Your objective
Restate the listing that follows word for word, without its pictures.
>> start
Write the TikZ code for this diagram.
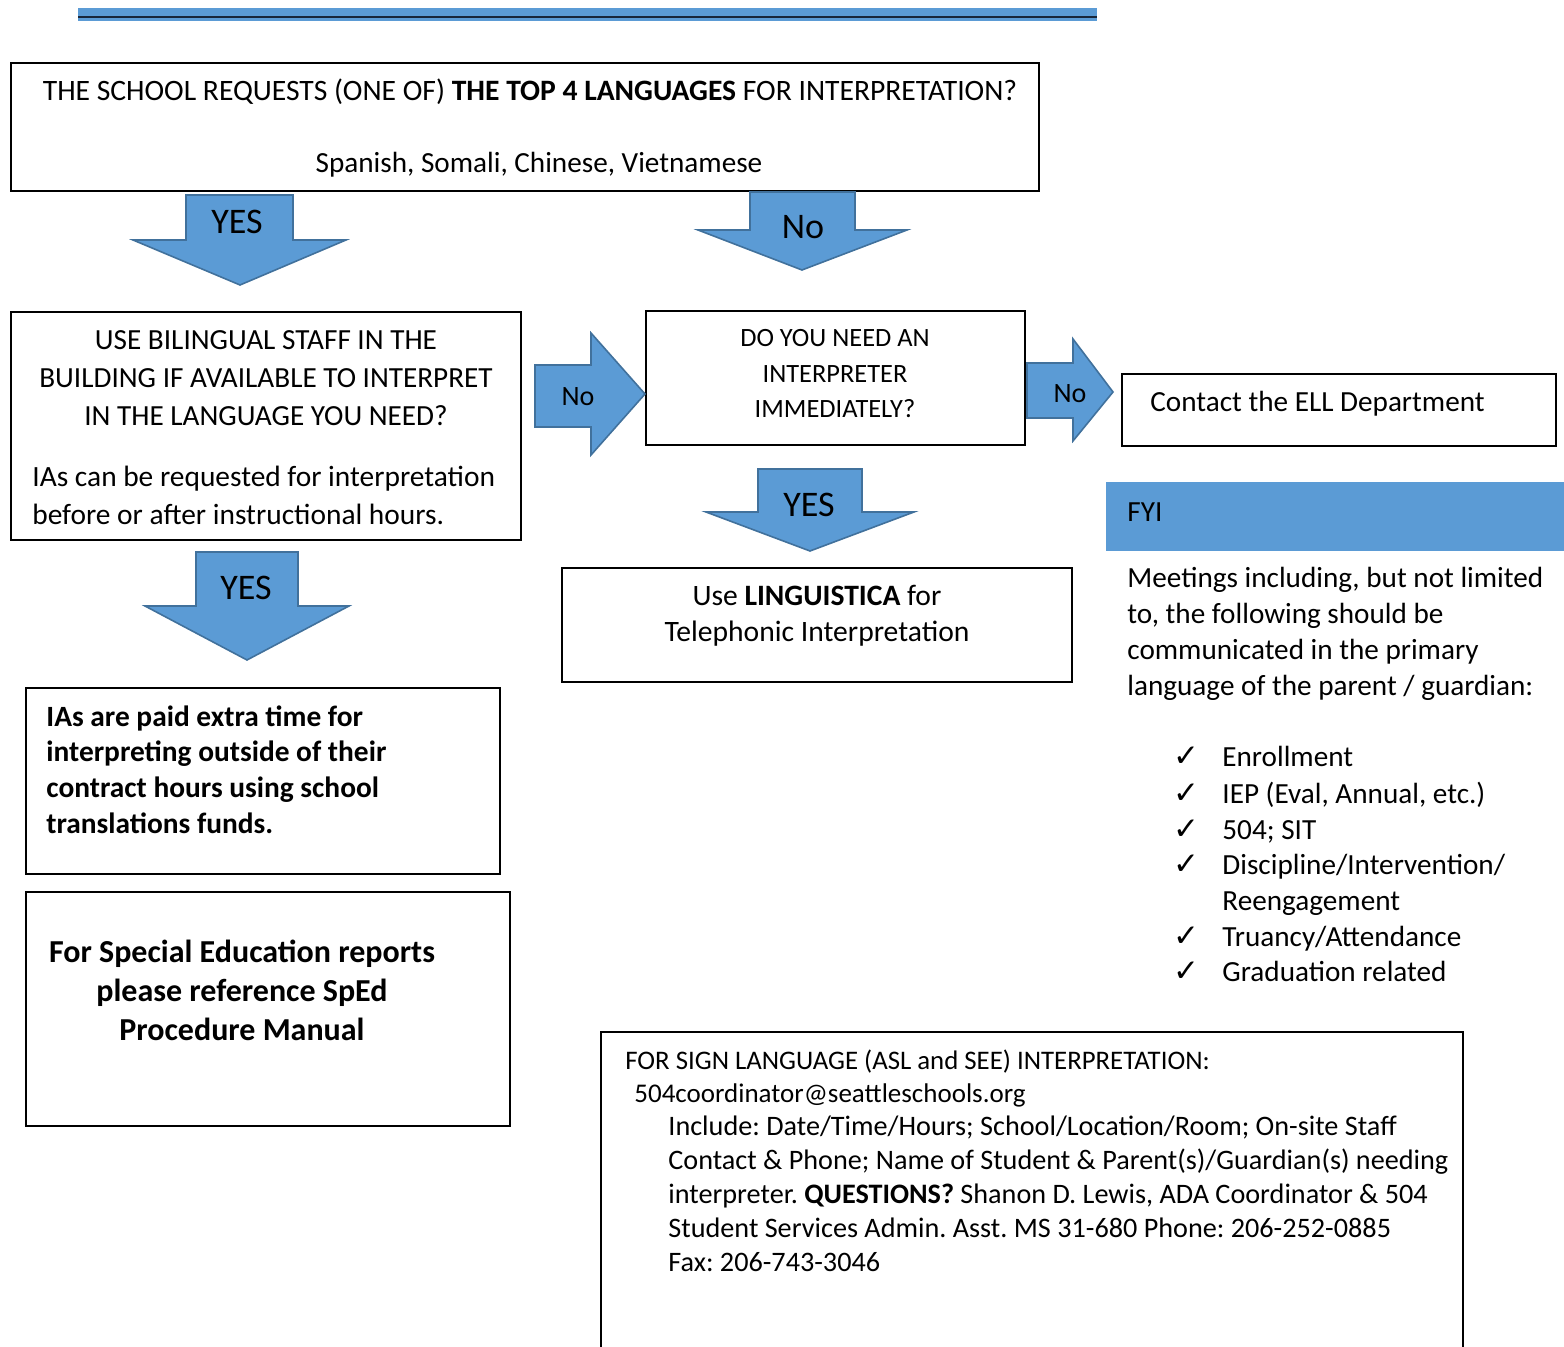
\documentclass[tikz,border=0pt]{standalone}
\usepackage{fontspec}
\setmainfont{Carlito}
\newfontfamily\checkfont{DejaVu Sans}
\usetikzlibrary{positioning}
\definecolor{officeblue}{RGB}{91,155,213}
\definecolor{officeedge}{RGB}{65,113,156}
\definecolor{barline}{RGB}{24,38,58}
\frenchspacing

\begin{document}
\begin{tikzpicture}[
        x=0.5pt, y=-0.5pt,
        box/.style={draw, line width=1pt, inner sep=0pt},
        txt/.style={inner sep=0pt, font=\fontsize{14.6}{18}\selectfont},
        para/.style={txt, execute at begin node={\spaceskip=\fontdimen2\font\xspaceskip=0pt\relax}},
        small/.style={para, font=\fontsize{13.2}{17.75}\selectfont},
        bigarrow/.style={fill=officeblue, draw=officeedge, line width=0.8pt, line join=miter},
        arrowlabel/.style={inner sep=0pt, font=\fontsize{18}{20}\selectfont}
    ]
    \useasboundingbox (0,0) rectangle (1564,1347);
    \clip (0,0) rectangle (1564,1347);

    % header rule
    \fill[officeblue] (78,8) rectangle (1097,21);
    \draw[barline, line width=1pt] (78,17.5) -- (1097,17.5);

    % boxes
    \node[box, minimum width=514pt, minimum height=64pt] (request) at (525,127) {};
    \node[box, minimum width=255pt, minimum height=114pt] (bilingual) at (266,426) {};
    \node[box, minimum width=189.5pt, minimum height=67pt] (immediate) at (835.5,378) {};
    \node[box, minimum width=217pt, minimum height=36pt] (ell) at (1339,410) {};
    \node[box, minimum width=255pt, minimum height=57pt] (linguistica) at (817,625) {};
    \node[box, minimum width=237pt, minimum height=93pt] (paid) at (263,781) {};
    \node[box, minimum width=242pt, minimum height=117pt] (sped) at (268,1009) {};
    \node[box, minimum width=431pt, minimum height=170pt, anchor=north west] (sign) at (600,1031) {};
    \node[fill=officeblue, minimum width=229pt, minimum height=34.5pt, inner sep=0pt] (fyibar) at (1335,516.5) {};

    % block arrows
    \draw[bigarrow] (186,195) -- (293,195) -- (293,240) -- (346,240) -- (240,285) -- (133,240) -- (186,240) -- cycle;
    \node[arrowlabel] (yestop) at (237,222) {YES};
    \draw[bigarrow] (750,192) -- (855,192) -- (855,230) -- (907,230) -- (802,270) -- (698,230) -- (750,230) -- cycle;
    \node[arrowlabel] (notop) at (803,227) {No};
    \draw[bigarrow] (535,365) -- (591,365) -- (591,333) -- (645,394) -- (591,455) -- (591,427) -- (535,427) -- cycle;
    \node[arrowlabel, font=\fontsize{14}{16}\selectfont] (noleft) at (578,397) {No};
    \draw[bigarrow] (1027,363) -- (1073,363) -- (1073,339) -- (1113,392) -- (1073,441) -- (1073,418) -- (1027,418) -- cycle;
    \node[arrowlabel, font=\fontsize{14}{16}\selectfont] (noright) at (1070,394) {No};
    \draw[bigarrow] (758,469) -- (862,469) -- (862,512) -- (914,512) -- (810,551) -- (706,512) -- (758,512) -- cycle;
    \node[arrowlabel] (yesmid) at (809,505) {YES};
    \draw[bigarrow] (196,552) -- (298,552) -- (298,606) -- (349,606) -- (247,660) -- (145,606) -- (196,606) -- cycle;
    \node[arrowlabel] (yeslow) at (246,588) {YES};

    % texts
    \node[txt, anchor=base, font=\fontsize{14.8}{18}\selectfont] (reqline) at (530,101) {THE SCHOOL REQUESTS (ONE OF) \textbf{THE TOP 4 LANGUAGES} FOR INTERPRETATION?};
    \node[txt, anchor=base] (langs) at (539,173) {Spanish, Somali, Chinese, Vietnamese};
    \node[para, anchor=base, text width=250pt, align=center, font=\fontsize{14.6}{19}\selectfont] (bilingualq) at (266,350)
        {USE BILINGUAL STAFF IN THE\\BUILDING IF AVAILABLE TO INTERPRET\\IN THE LANGUAGE YOU NEED?};
    \node[para, anchor=base west, text width=245pt, align=left, font=\fontsize{14.7}{19}\selectfont] (iasnote) at (32,487)
        {IAs can be requested for interpretation\\before or after instructional hours.};
    \node[small, anchor=base, text width=180pt, align=center] (immq) at (835,347)
        {DO YOU NEED AN\\INTERPRETER\\IMMEDIATELY?};
    \node[txt, anchor=base west] (elltext) at (1150,412) {Contact the ELL Department};
    \node[txt, anchor=base west] (fyi) at (1127,522) {FYI};
    \node[para, anchor=base west, text width=222pt, align=left, font=\fontsize{14.6}{17.85}\selectfont] (fyinote) at (1127,588)
        {Meetings including, but not limited\\to, the following should be\\communicated in the primary\\language of the parent / guardian:};
    \foreach \y/\item [count=\i] in {758/Enrollment, 794/{IEP (Eval, Annual, etc.)}, 830/{504; SIT}, 865/{Discipline/Intervention/}, 937/{Truancy/Attendance}, 972/{Graduation related}} {
        \node[inner sep=0pt, anchor=base, font=\checkfont\bfseries\fontsize{15.5}{16}\selectfont] (check\i) at (1186,\y+9) {✓};
        \node[txt, anchor=base west] (item\i) at (1222,\y+9) {\item};
    }
    \node[txt, anchor=base west] (itemcont) at (1222,910) {Reengagement};
    \node[para, anchor=base, text width=250pt, align=center, font=\fontsize{14.8}{18}\selectfont] (lingtext) at (817,606)
        {Use \textbf{LINGUISTICA} for\\Telephonic Interpretation};
    \node[para, anchor=base west, text width=230pt, align=left, font=\fontsize{14.7}{17.85}\selectfont\bfseries] (paidtext) at (46,726)
        {IAs are paid extra time for\\interpreting outside of their\\contract hours using school\\translations funds.};
    \node[para, anchor=base, text width=235pt, align=center, font=\fontsize{16}{19.5}\selectfont\bfseries] (spedtext) at (242,962)
        {For Special Education reports\\please reference SpEd\\Procedure Manual};
    \node[txt, anchor=base west, font=\fontsize{13.4}{17}\selectfont] (signhead) at (625,1069)
        {FOR SIGN LANGUAGE (ASL and SEE) INTERPRETATION:};
    \node[txt, anchor=base west, font=\fontsize{13.5}{17}\selectfont] (signmail) at (634,1102)
        {504coordinator@seattleschools.org};
    \node[para, anchor=base west, text width=425pt, align=left, font=\fontsize{14.1}{17}\selectfont] (signbody) at (668,1135)
        {Include: Date/Time/Hours; School/Location/Room; On-site Staff\\
         Contact \& Phone; Name of Student \& Parent(s)/Guardian(s) needing\\
         interpreter. \textbf{QUESTIONS?} Shanon D. Lewis, ADA Coordinator \& 504\\
         Student Services Admin. Asst. MS 31-680 Phone: 206-252-0885\\
         Fax: 206-743-3046};
\end{tikzpicture}
\end{document}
>> end
Output for this exercise
Write the TikZ code for this diagram.
\documentclass[tikz,border=0pt]{standalone}
\usepackage{fontspec}
\setmainfont{Carlito}
\newfontfamily\checkfont{DejaVu Sans}
\usetikzlibrary{positioning}
\definecolor{officeblue}{RGB}{91,155,213}
\definecolor{officeedge}{RGB}{65,113,156}
\definecolor{barline}{RGB}{24,38,58}
\frenchspacing

\begin{document}
\begin{tikzpicture}[
        x=0.5pt, y=-0.5pt,
        box/.style={draw, line width=1pt, inner sep=0pt},
        txt/.style={inner sep=0pt, font=\fontsize{14.6}{18}\selectfont},
        para/.style={txt, execute at begin node={\spaceskip=\fontdimen2\font\xspaceskip=0pt\relax}},
        small/.style={para, font=\fontsize{13.2}{17.75}\selectfont},
        bigarrow/.style={fill=officeblue, draw=officeedge, line width=0.8pt, line join=miter},
        arrowlabel/.style={inner sep=0pt, font=\fontsize{18}{20}\selectfont}
    ]
    \useasboundingbox (0,0) rectangle (1564,1347);
    \clip (0,0) rectangle (1564,1347);

    % header rule
    \fill[officeblue] (78,8) rectangle (1097,21);
    \draw[barline, line width=1pt] (78,17.5) -- (1097,17.5);

    % boxes
    \node[box, minimum width=514pt, minimum height=64pt] (request) at (525,127) {};
    \node[box, minimum width=255pt, minimum height=114pt] (bilingual) at (266,426) {};
    \node[box, minimum width=189.5pt, minimum height=67pt] (immediate) at (835.5,378) {};
    \node[box, minimum width=217pt, minimum height=36pt] (ell) at (1339,410) {};
    \node[box, minimum width=255pt, minimum height=57pt] (linguistica) at (817,625) {};
    \node[box, minimum width=237pt, minimum height=93pt] (paid) at (263,781) {};
    \node[box, minimum width=242pt, minimum height=117pt] (sped) at (268,1009) {};
    \node[box, minimum width=431pt, minimum height=170pt, anchor=north west] (sign) at (600,1031) {};
    \node[fill=officeblue, minimum width=229pt, minimum height=34.5pt, inner sep=0pt] (fyibar) at (1335,516.5) {};

    % block arrows
    \draw[bigarrow] (186,195) -- (293,195) -- (293,240) -- (346,240) -- (240,285) -- (133,240) -- (186,240) -- cycle;
    \node[arrowlabel] (yestop) at (237,222) {YES};
    \draw[bigarrow] (750,192) -- (855,192) -- (855,230) -- (907,230) -- (802,270) -- (698,230) -- (750,230) -- cycle;
    \node[arrowlabel] (notop) at (803,227) {No};
    \draw[bigarrow] (535,365) -- (591,365) -- (591,333) -- (645,394) -- (591,455) -- (591,427) -- (535,427) -- cycle;
    \node[arrowlabel, font=\fontsize{14}{16}\selectfont] (noleft) at (578,397) {No};
    \draw[bigarrow] (1027,363) -- (1073,363) -- (1073,339) -- (1113,392) -- (1073,441) -- (1073,418) -- (1027,418) -- cycle;
    \node[arrowlabel, font=\fontsize{14}{16}\selectfont] (noright) at (1070,394) {No};
    \draw[bigarrow] (758,469) -- (862,469) -- (862,512) -- (914,512) -- (810,551) -- (706,512) -- (758,512) -- cycle;
    \node[arrowlabel] (yesmid) at (809,505) {YES};
    \draw[bigarrow] (196,552) -- (298,552) -- (298,606) -- (349,606) -- (247,660) -- (145,606) -- (196,606) -- cycle;
    \node[arrowlabel] (yeslow) at (246,588) {YES};

    % texts
    \node[txt, anchor=base, font=\fontsize{14.8}{18}\selectfont] (reqline) at (530,101) {THE SCHOOL REQUESTS (ONE OF) \textbf{THE TOP 4 LANGUAGES} FOR INTERPRETATION?};
    \node[txt, anchor=base] (langs) at (539,173) {Spanish, Somali, Chinese, Vietnamese};
    \node[para, anchor=base, text width=250pt, align=center, font=\fontsize{14.6}{19}\selectfont] (bilingualq) at (266,350)
        {USE BILINGUAL STAFF IN THE\\BUILDING IF AVAILABLE TO INTERPRET\\IN THE LANGUAGE YOU NEED?};
    \node[para, anchor=base west, text width=245pt, align=left, font=\fontsize{14.7}{19}\selectfont] (iasnote) at (32,487)
        {IAs can be requested for interpretation\\before or after instructional hours.};
    \node[small, anchor=base, text width=180pt, align=center] (immq) at (835,347)
        {DO YOU NEED AN\\INTERPRETER\\IMMEDIATELY?};
    \node[txt, anchor=base west] (elltext) at (1150,412) {Contact the ELL Department};
    \node[txt, anchor=base west] (fyi) at (1127,522) {FYI};
    \node[para, anchor=base west, text width=222pt, align=left, font=\fontsize{14.6}{17.85}\selectfont] (fyinote) at (1127,588)
        {Meetings including, but not limited\\to, the following should be\\communicated in the primary\\language of the parent / guardian:};
    \foreach \y/\item [count=\i] in {758/Enrollment, 794/{IEP (Eval, Annual, etc.)}, 830/{504; SIT}, 865/{Discipline/Intervention/}, 937/{Truancy/Attendance}, 972/{Graduation related}} {
        \node[inner sep=0pt, anchor=base, font=\checkfont\bfseries\fontsize{15.5}{16}\selectfont] (check\i) at (1186,\y+9) {✓};
        \node[txt, anchor=base west] (item\i) at (1222,\y+9) {\item};
    }
    \node[txt, anchor=base west] (itemcont) at (1222,910) {Reengagement};
    \node[para, anchor=base, text width=250pt, align=center, font=\fontsize{14.8}{18}\selectfont] (lingtext) at (817,606)
        {Use \textbf{LINGUISTICA} for\\Telephonic Interpretation};
    \node[para, anchor=base west, text width=230pt, align=left, font=\fontsize{14.7}{17.85}\selectfont\bfseries] (paidtext) at (46,726)
        {IAs are paid extra time for\\interpreting outside of their\\contract hours using school\\translations funds.};
    \node[para, anchor=base, text width=235pt, align=center, font=\fontsize{16}{19.5}\selectfont\bfseries] (spedtext) at (242,962)
        {For Special Education reports\\please reference SpEd\\Procedure Manual};
    \node[txt, anchor=base west, font=\fontsize{13.4}{17}\selectfont] (signhead) at (625,1069)
        {FOR SIGN LANGUAGE (ASL and SEE) INTERPRETATION:};
    \node[txt, anchor=base west, font=\fontsize{13.5}{17}\selectfont] (signmail) at (634,1102)
        {504coordinator@seattleschools.org};
    \node[para, anchor=base west, text width=425pt, align=left, font=\fontsize{14.1}{17}\selectfont] (signbody) at (668,1135)
        {Include: Date/Time/Hours; School/Location/Room; On-site Staff\\
         Contact \& Phone; Name of Student \& Parent(s)/Guardian(s) needing\\
         interpreter. \textbf{QUESTIONS?} Shanon D. Lewis, ADA Coordinator \& 504\\
         Student Services Admin. Asst. MS 31-680 Phone: 206-252-0885\\
         Fax: 206-743-3046};
\end{tikzpicture}
\end{document}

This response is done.